_What you are asked to do_:
Which lines hold the string "chart"? Copy every one of them.
··· Source excerpt ···
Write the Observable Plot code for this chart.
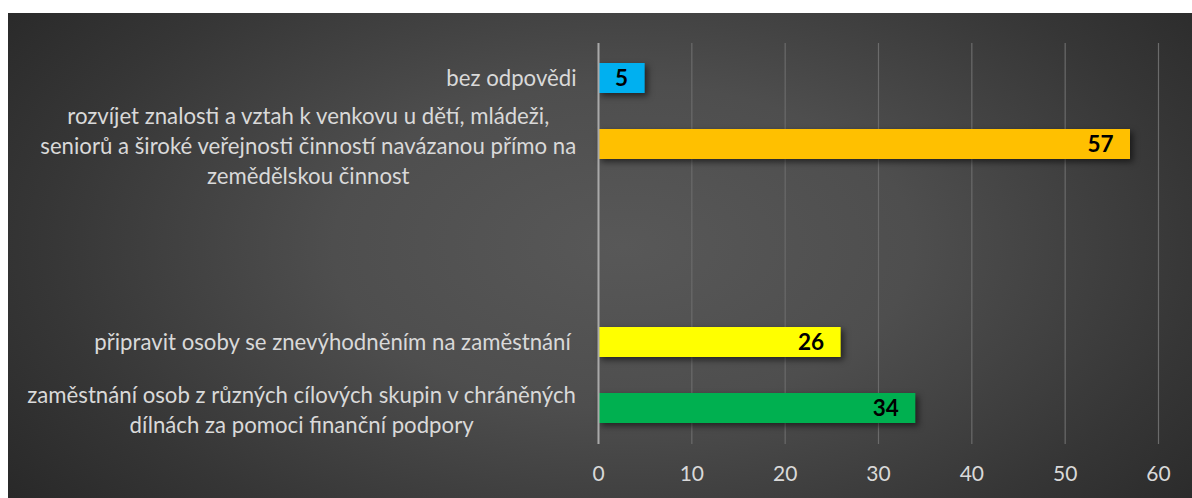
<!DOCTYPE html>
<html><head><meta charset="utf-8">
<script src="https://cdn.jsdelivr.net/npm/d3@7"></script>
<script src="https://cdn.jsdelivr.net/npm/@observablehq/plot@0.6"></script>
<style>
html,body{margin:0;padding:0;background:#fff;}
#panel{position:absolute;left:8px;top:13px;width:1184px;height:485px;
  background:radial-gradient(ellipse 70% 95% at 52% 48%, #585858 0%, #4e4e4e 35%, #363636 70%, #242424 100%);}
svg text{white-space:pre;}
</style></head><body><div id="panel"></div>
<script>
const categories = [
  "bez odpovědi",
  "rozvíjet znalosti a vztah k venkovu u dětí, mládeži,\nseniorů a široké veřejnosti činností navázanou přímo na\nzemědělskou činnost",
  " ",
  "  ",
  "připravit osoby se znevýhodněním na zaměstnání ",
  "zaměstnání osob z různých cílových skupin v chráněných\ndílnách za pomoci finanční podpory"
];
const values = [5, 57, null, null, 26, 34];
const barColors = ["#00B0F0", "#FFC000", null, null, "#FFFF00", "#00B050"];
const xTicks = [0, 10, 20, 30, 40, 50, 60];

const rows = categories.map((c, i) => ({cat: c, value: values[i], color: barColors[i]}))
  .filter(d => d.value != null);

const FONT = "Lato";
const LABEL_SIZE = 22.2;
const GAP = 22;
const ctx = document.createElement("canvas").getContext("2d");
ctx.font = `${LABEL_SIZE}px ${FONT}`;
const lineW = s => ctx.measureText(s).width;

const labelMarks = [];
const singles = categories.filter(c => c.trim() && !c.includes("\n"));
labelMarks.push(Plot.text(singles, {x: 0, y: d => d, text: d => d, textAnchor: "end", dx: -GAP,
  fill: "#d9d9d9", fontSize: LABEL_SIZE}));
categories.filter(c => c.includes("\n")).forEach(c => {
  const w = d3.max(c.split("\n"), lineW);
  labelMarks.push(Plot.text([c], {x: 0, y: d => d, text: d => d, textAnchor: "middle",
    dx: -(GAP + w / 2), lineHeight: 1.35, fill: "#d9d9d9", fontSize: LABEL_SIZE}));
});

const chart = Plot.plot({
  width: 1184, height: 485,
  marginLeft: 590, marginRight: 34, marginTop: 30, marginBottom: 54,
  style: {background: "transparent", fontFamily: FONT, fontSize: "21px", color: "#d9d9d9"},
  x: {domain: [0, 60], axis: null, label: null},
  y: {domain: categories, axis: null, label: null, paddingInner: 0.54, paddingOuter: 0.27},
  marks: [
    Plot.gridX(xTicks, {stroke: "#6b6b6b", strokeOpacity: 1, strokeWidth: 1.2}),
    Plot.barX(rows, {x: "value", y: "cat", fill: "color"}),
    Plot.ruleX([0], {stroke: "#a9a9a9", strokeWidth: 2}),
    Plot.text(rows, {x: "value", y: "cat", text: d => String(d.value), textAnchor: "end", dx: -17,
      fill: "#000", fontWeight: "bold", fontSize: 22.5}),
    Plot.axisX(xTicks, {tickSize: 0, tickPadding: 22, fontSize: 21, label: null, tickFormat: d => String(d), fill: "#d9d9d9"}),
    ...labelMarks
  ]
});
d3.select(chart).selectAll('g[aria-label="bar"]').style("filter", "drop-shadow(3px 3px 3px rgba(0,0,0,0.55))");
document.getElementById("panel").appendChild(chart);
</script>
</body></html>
···
_Full answer_:
Write the Observable Plot code for this chart.
const chart = Plot.plot({
d3.select(chart).selectAll('g[aria-label="bar"]').style("filter", "drop-shadow(3px 3px 3px rgba(0,0,0,0.55))");
document.getElementById("panel").appendChild(chart);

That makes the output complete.